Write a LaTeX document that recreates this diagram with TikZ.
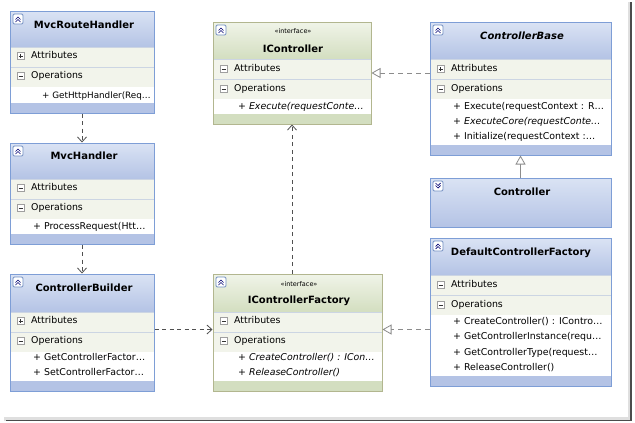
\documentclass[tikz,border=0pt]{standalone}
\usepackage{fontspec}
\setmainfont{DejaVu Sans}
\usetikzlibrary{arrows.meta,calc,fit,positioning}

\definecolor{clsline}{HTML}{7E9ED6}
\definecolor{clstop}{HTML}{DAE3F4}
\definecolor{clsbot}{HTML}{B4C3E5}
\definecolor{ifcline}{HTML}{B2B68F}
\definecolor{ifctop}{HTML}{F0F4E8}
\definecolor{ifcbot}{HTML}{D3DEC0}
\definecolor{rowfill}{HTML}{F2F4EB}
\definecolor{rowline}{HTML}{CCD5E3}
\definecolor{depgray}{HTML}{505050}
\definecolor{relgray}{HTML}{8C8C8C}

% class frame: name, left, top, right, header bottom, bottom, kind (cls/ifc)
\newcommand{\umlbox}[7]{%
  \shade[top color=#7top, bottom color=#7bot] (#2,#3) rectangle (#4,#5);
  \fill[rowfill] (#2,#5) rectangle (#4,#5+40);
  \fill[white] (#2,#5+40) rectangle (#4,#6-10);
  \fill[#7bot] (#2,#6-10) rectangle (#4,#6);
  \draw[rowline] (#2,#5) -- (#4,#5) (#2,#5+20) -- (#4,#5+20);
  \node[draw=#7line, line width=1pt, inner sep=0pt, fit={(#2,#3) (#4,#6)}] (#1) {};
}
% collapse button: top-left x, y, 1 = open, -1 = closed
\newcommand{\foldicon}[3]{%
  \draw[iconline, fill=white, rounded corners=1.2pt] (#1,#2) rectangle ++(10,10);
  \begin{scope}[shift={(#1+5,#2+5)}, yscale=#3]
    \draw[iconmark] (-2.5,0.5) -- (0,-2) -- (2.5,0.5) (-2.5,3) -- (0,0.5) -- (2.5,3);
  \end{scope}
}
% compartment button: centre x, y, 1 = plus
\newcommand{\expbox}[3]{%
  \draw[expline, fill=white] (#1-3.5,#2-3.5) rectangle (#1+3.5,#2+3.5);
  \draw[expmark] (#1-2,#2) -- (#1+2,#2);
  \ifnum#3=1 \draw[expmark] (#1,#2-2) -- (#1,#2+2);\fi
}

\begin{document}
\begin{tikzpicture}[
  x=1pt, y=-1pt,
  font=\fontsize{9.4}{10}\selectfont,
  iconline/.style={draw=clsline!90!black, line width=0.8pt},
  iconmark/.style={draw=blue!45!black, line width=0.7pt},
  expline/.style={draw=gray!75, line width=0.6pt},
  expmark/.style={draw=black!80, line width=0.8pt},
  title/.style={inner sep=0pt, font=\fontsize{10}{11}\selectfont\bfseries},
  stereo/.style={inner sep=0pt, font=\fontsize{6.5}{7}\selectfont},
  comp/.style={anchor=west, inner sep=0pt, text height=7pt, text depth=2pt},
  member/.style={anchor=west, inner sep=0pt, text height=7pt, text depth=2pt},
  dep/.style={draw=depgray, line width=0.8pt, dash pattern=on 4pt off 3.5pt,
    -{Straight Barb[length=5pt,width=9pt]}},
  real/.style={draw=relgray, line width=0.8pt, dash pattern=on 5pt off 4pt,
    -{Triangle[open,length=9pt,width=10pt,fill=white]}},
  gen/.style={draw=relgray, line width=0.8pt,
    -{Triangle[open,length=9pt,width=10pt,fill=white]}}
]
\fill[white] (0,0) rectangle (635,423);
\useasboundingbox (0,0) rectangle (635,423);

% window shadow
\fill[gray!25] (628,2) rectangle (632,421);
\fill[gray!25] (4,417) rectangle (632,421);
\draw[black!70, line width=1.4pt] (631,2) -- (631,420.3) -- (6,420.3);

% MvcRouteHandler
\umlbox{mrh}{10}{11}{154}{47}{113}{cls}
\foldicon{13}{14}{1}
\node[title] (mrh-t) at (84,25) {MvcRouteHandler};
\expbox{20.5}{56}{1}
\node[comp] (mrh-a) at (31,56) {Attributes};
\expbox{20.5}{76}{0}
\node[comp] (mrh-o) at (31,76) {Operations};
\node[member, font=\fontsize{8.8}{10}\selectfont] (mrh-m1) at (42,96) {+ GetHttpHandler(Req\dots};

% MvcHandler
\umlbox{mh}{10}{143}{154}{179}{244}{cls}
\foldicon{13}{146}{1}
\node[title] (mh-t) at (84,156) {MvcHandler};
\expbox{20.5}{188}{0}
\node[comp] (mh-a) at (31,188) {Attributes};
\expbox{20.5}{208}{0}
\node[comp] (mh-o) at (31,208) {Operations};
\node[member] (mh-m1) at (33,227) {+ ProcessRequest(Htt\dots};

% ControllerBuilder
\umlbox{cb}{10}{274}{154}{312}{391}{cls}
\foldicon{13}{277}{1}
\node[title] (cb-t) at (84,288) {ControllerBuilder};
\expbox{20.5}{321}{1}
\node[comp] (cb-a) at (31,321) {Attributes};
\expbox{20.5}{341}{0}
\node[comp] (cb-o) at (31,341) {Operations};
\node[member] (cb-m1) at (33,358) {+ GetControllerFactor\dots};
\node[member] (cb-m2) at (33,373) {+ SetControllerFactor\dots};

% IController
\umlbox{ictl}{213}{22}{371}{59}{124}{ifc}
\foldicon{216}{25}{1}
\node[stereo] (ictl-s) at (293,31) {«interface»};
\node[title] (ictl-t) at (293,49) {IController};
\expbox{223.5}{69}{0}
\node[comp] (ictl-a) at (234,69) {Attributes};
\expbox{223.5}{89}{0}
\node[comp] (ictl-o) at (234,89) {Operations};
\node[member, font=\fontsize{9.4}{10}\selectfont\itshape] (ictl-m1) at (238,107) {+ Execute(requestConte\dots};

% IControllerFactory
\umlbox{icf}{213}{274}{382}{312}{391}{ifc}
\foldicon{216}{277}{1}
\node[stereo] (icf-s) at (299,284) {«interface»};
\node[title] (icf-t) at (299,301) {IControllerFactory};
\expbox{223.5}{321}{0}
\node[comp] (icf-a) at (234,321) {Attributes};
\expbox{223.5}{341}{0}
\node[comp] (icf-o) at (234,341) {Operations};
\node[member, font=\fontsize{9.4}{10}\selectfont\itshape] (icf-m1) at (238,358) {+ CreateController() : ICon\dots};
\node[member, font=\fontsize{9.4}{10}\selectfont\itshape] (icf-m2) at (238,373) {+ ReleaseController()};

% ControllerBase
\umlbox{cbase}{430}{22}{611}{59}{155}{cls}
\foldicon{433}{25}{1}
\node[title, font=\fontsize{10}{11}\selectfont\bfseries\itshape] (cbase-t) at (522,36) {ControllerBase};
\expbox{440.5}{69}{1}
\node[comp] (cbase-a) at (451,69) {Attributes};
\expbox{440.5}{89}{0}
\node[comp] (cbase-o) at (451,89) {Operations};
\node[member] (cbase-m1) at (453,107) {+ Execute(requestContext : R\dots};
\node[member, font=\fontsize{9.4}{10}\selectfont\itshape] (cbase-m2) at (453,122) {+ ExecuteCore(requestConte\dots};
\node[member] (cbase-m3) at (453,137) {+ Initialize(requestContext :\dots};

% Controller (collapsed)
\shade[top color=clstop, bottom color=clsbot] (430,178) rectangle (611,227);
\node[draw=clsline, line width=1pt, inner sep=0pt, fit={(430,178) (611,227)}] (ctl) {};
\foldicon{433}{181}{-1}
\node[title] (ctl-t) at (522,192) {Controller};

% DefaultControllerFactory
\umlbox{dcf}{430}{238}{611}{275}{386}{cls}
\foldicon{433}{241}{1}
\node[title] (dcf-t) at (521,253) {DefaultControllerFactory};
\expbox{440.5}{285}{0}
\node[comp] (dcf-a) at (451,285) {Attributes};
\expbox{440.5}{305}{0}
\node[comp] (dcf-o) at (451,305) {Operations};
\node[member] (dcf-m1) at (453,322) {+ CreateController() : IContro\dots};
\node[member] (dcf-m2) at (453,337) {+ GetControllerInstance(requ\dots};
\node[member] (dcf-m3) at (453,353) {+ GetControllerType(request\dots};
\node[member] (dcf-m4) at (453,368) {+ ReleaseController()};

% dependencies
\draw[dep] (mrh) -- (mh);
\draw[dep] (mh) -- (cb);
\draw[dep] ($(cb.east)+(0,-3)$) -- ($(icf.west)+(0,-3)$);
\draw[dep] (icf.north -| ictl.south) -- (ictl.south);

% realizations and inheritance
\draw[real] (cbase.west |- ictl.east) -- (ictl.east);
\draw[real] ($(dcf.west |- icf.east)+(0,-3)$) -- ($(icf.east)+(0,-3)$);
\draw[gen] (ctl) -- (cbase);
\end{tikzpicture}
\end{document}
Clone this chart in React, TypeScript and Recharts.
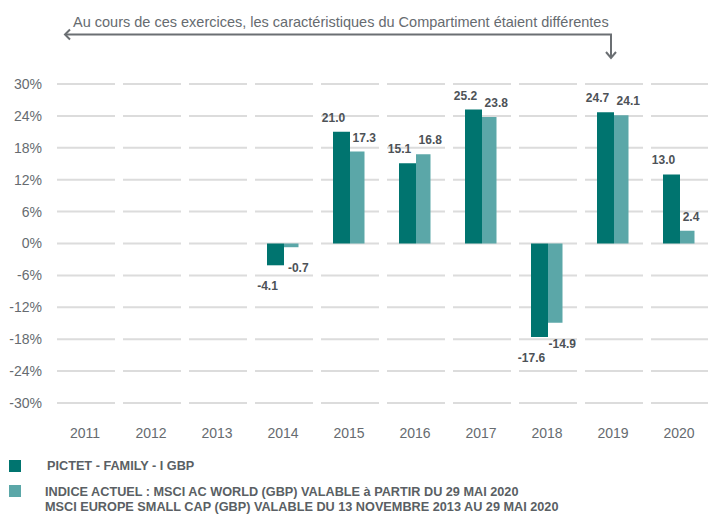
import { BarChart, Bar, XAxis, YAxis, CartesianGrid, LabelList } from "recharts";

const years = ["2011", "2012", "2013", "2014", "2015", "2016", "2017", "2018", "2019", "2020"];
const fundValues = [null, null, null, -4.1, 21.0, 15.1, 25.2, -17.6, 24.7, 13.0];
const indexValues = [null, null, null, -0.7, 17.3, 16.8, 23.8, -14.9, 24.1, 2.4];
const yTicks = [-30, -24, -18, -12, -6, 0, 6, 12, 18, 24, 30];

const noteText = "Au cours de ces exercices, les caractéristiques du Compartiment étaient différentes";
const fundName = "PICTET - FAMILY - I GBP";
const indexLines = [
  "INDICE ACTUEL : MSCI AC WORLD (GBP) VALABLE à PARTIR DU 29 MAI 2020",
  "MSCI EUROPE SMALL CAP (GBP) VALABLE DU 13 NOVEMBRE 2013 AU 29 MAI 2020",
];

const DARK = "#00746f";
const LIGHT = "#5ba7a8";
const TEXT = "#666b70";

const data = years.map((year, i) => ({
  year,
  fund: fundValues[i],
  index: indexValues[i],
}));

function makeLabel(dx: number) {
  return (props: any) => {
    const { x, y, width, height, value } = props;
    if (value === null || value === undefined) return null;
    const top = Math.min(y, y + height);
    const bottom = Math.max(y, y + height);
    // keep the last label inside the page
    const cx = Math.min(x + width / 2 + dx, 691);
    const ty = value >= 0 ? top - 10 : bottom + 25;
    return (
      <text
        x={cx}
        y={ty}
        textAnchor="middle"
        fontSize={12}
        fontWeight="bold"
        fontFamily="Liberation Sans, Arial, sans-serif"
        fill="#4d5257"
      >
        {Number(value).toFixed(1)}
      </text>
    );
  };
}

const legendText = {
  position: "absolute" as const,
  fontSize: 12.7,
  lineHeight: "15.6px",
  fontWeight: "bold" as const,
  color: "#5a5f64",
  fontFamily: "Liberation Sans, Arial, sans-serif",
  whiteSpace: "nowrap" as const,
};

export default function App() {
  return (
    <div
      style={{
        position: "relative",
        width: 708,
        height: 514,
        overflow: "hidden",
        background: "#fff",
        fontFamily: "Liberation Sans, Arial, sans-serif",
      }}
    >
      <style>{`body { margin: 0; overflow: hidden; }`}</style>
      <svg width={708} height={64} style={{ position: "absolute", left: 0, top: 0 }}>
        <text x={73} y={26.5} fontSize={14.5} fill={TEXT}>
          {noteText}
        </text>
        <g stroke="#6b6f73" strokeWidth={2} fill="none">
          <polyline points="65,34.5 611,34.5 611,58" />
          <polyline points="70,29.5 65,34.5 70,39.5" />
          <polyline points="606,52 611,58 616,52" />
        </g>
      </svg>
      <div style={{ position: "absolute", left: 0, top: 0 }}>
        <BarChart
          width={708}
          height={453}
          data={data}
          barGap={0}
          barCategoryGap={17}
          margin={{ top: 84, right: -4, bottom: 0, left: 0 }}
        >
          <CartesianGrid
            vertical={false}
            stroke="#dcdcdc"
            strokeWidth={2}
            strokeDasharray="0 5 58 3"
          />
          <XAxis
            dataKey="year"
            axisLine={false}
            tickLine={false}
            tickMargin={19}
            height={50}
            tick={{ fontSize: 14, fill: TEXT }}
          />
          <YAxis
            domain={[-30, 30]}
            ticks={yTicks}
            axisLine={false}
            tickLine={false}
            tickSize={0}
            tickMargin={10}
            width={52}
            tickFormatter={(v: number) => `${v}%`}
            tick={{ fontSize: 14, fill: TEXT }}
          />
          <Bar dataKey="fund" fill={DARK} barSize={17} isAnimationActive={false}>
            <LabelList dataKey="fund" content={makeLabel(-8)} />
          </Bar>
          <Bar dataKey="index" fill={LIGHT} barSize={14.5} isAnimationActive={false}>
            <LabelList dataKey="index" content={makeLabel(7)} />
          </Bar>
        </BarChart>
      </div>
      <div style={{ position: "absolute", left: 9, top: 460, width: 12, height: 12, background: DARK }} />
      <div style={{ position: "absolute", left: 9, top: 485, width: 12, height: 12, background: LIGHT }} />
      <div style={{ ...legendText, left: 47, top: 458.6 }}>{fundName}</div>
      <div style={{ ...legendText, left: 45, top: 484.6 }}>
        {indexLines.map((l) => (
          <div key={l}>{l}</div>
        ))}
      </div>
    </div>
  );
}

Instructions to follow:
Each line in the entries above that includes the string "this" should be extracted.

Final result:
Write a LaTeX document that recreates this diagram with TikZ.
Clone this chart in React, TypeScript and Recharts.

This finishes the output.